The word “apocalypse” derives from the Greek apokalyptein, which means “to uncover, to reveal.”
The word “crisis” derives from the Greek krisis, meaning “decision.”
Encoded into our language is the understanding that disasters tend to expose that which was previously hidden. As the planetary crisis unfolds as a series of emergencies, our decisions will reveal who we are.
Different challenges require, and inspire, different reactions. Alarm is an appropriate response to a person pinned beneath a car, but someone who abandons his otherwise beautiful home because of a tiny leak is
alarmingly overreactive. What does the condition of the planet require, and what does it inspire? And what happens if it doesn’t inspire what it requires—if we reveal ourselves to be people who put flashing lights atop our vehicles to avoid traffic but won’t turn off the lights in our homes to avoid destruction?
Away Games
Despite the numerous observed instances of hysterical strength, it has never been demonstrated in a controlled setting, because it would be unethical to create the necessary conditions. But even beyond the witnessed cases, there are reasons to assume it is a real phenomenon, including the effects of electrical charges on muscles (which demonstrate a strength that far exceeds what can be willed) and the performance of athletes at the most important competitions. It is no coincidence that the great majority of world records are set at the Olympics, when the viewing audience is vastly larger than that of any other competition and the stakes are much higher. Athletes are able to try harder because they care more.

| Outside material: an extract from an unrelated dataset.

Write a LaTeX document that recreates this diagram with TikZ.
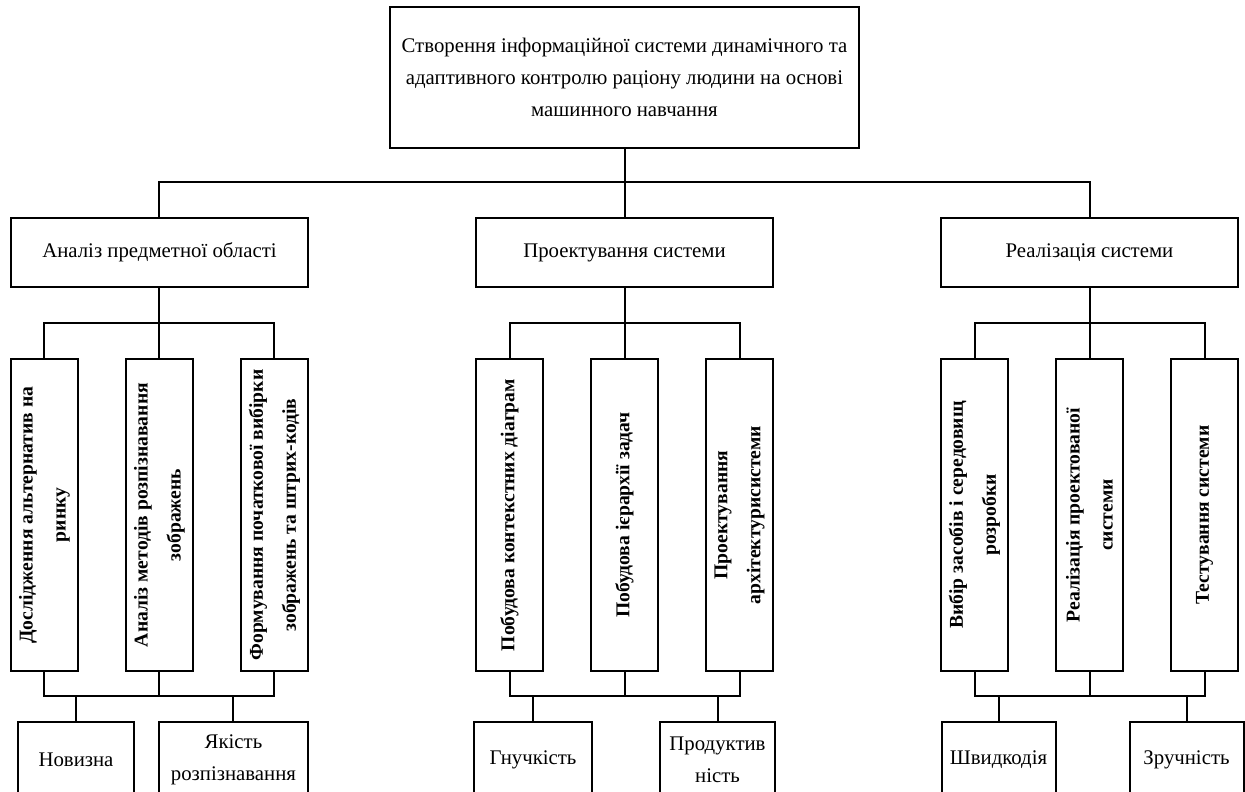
\documentclass[tikz,border=0pt]{standalone}
\usepackage{fontspec}
\setmainfont{Liberation Serif}
\tikzset{%
  % Specifications for style of nodes:
           base/.style = {rectangle, draw=black, line width=1pt,
                          text centered, align=center,
                          font=\fontsize{10.4}{16}\selectfont},
        goalbox/.style = {base, minimum width=234.5pt, minimum height=70.5pt},
       stagebox/.style = {base, minimum width=148.5pt, minimum height=34.5pt},
        taskbox/.style = {base, minimum width=156pt, minimum height=33.5pt,
                          inner xsep=1pt,
                          font=\bfseries\fontsize{9.8}{16.5}\selectfont},
        leafbox/.style = {base, minimum height=38pt}
}

\begin{document}
\begin{tikzpicture}[every node/.style={node distance=87.5pt}, line width=1pt]
  \useasboundingbox (-312.25pt,38.75pt) rectangle (310.25pt,-356.75pt);

  \node (goal) [goalbox] {Створення інформаційної системи динамічного та\\
                          адаптивного контролю раціону людини на основі\\
                          машинного навчання};

  \node (anal) [stagebox, below of=goal, xshift=-232.5pt] {Аналіз предметної області};
  \node (proj) [stagebox, below of=goal]                  {Проектування системи};
  \node (real) [stagebox, below of=goal, xshift=232.5pt]  {Реалізація системи};

  % vertical task boxes
  \node (a1) [taskbox, below of=anal, yshift=-43.75pt, xshift=-57.5pt, rotate=90] {Дослідження альтернатив на\\ ринку};
  \node (a2) [taskbox, below of=anal, yshift=-43.75pt, rotate=90]                 {Аналіз методів розпізнавання\\ зображень};
  \node (a3) [taskbox, below of=anal, yshift=-43.75pt, xshift=57.5pt, rotate=90]  {Формування початкової вибірки\\ зображень та штрих-кодів};

  \node (p1) [taskbox, below of=proj, yshift=-43.75pt, xshift=-57.5pt, rotate=90] {Побудова контекстних діаграм};
  \node (p2) [taskbox, below of=proj, yshift=-43.75pt, rotate=90]                 {Побудова ієрархії задач};
  \node (p3) [taskbox, below of=proj, yshift=-43.75pt, xshift=57.5pt, rotate=90]  {Проектування\\ архітектурисистеми};

  \node (r1) [taskbox, below of=real, yshift=-43.75pt, xshift=-57.5pt, rotate=90] {Вибір засобів і середовищ\\ розробки};
  \node (r2) [taskbox, below of=real, yshift=-43.75pt, rotate=90]                 {Реалізація проектованої\\ системи};
  \node (r3) [taskbox, below of=real, yshift=-43.75pt, xshift=57.5pt, rotate=90]  {Тестування системи};

  % criteria at the bottom
  \node (nov)  [leafbox, minimum width=58pt,   below of=a2, yshift=-35pt, xshift=-41.75pt] {Новизна};
  \node (qual) [leafbox, minimum width=74.5pt, below of=a2, yshift=-35pt, xshift=37pt]     {Якість\\ розпізнавання};
  \node (flex) [leafbox, minimum width=59pt,   below of=p2, yshift=-35pt, xshift=-45.75pt] {Гнучкість};
  \node (perf) [leafbox, minimum width=57.5pt, below of=p2, yshift=-35pt, xshift=46.5pt]   {Продуктив\\ ність};
  \node (fast) [leafbox, minimum width=57pt,   below of=r2, yshift=-35pt, xshift=-45.5pt]  {Швидкодія};
  \node (easy) [leafbox, minimum width=57pt,   below of=r2, yshift=-35pt, xshift=48.5pt]   {Зручність};

  \coordinate (gbus) at ([yshift=-16.5pt]goal.south);
  \coordinate (abus) at ([yshift=-17.5pt]anal.south);
  \coordinate (pbus) at ([yshift=-17.5pt]proj.south);
  \coordinate (rbus) at ([yshift=-17.5pt]real.south);
  \coordinate (alow) at ([yshift=-12pt]a2.west);
  \coordinate (plow) at ([yshift=-12pt]p2.west);
  \coordinate (rlow) at ([yshift=-12pt]r2.west);

    \draw (goal) -- (proj);
    \draw (anal.north) |- (gbus) -| (real.north);

    \draw (anal) -- (a2.east);
    \draw (a1.east) |- (abus) -| (a3.east);
    \draw (proj) -- (p2.east);
    \draw (p1.east) |- (pbus) -| (p3.east);
    \draw (real) -- (r2.east);
    \draw (r1.east) |- (rbus) -| (r3.east);

    \draw (a1.west) |- (alow) -| (a3.west);
    \draw (a2.west) -- (alow);
    \draw (p1.west) |- (plow) -| (p3.west);
    \draw (p2.west) -- (plow);
    \draw (r1.west) |- (rlow) -| (r3.west);
    \draw (r2.west) -- (rlow);

    \draw (alow -| nov) -- (nov);
    \draw (alow -| qual) -- (qual);
    \draw (plow -| flex) -- (flex);
    \draw (plow -| perf) -- (perf);
    \draw (rlow -| fast) -- (fast);
    \draw (rlow -| easy) -- (easy);
\end{tikzpicture}
\end{document}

Across sports, individuals and teams win more often when competing at home. (Not only are the majority of world records set at the Olympics, but the host country almost always overperforms.) Some portion of this can be explained by getting a good night’s rest in one’s own bed the night before, eating home-cooked food, and playing on a familiar field. Some can be explained by referee bias toward the home team. But the greatest advantage may be delivered by the supporters: playing in a stadium of one’s fans generates confidence and offers a powerful incentive to win. A study of Germany’s Bundesliga soccer league demonstrated that home-field advantage is greater in stadiums where the soccer field is not surrounded by a track than in those where it is. The closer the fans are to the field, the more their presence is felt—the more home feels like home.